A professor fighting for the right to access Net porn loses his legal challenge.

CNET News staff
2 min read
A University of Oklahoma professor has lost his legal challenge to a schoolwide ban of Internet pornography.

Professor Bill Loving's case focused on a state law that bans users on state-owned computers from accessing pornography on the Net. The law was passed unanimously by the Oklahoma House and Senate in April.

An Oklahoma court heard Loving's challenge on January 18, which he filed last spring after the university barred campus access to almost 200 Internet newsgroups in the "alt.sex" area of Usenet.

U.S. District Court Judge Wayne Alley ruled yesterday that Loving failed to prove that his constitutional rights under the First Amendment were violated when the university banned the newsgroups.

Loving claimed the university's move was censorship and prior restraint. If the court had ruled in his favor, Oklahoma universities would be exempt from the law. Legislators argued, however, that university computers were paid for with tax dollars, and that Oklahomans don't want their money contributing to the distribution of pornography.

The court ruled that "the state, no less than a private owner of property, has the right to preserve the property under its control for the use to which it is lawfully dedicated."

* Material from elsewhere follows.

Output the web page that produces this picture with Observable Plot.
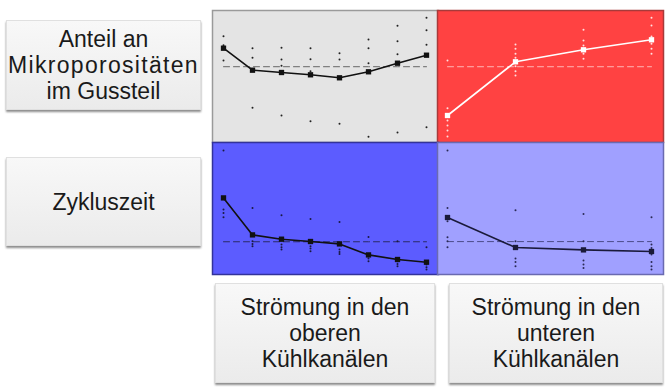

It also ruled that the university's dual-server system introduced this month provides sufficient protection of free speech under the First Amendment.

Oklahoma University set up two new computer servers. One blocks certain alt.sex newsgroups, while the other gives open access to the entire Net, but requires a password to enter. The open-access network requires users to agree that they are using the Net for academic purposes and their age is verified.

To justify their rapid removal of the newsgroups to the court, the university showcased "obscene" pictures downloaded from the blocked newsgroups, such as child pornography and photos displaying sexual acts and nude adults. However, those same photos can still be accessed under the university's current Net access plan.

The case comes amid a nationwide battle against Net censorship. Also on the forefront: the Supreme Court's constitutional test of the Communications Decency Act expected to start this spring, and the American Civil Liberties Union's suit against a similar New York law, which was filed earlier this month.

Oklahoma's resolution is similar to a Virginia law that went into effect July 1. The Virginia law also makes it a crime for state employees to use state computers to access or distribute sexually explicit material.

The ACLU told CNET it will file a case against Virginia law in the next few weeks.

Loving teaches course about mass communications law and censorship. Although he's up for tenure in a few months, he still brought the case against university President David Boren.

"My principles are worth more than a paycheck," he said before the ruling. "If I allowed this to happen, I'd be a hypocrite because I teach my students about the value of the First Amendment."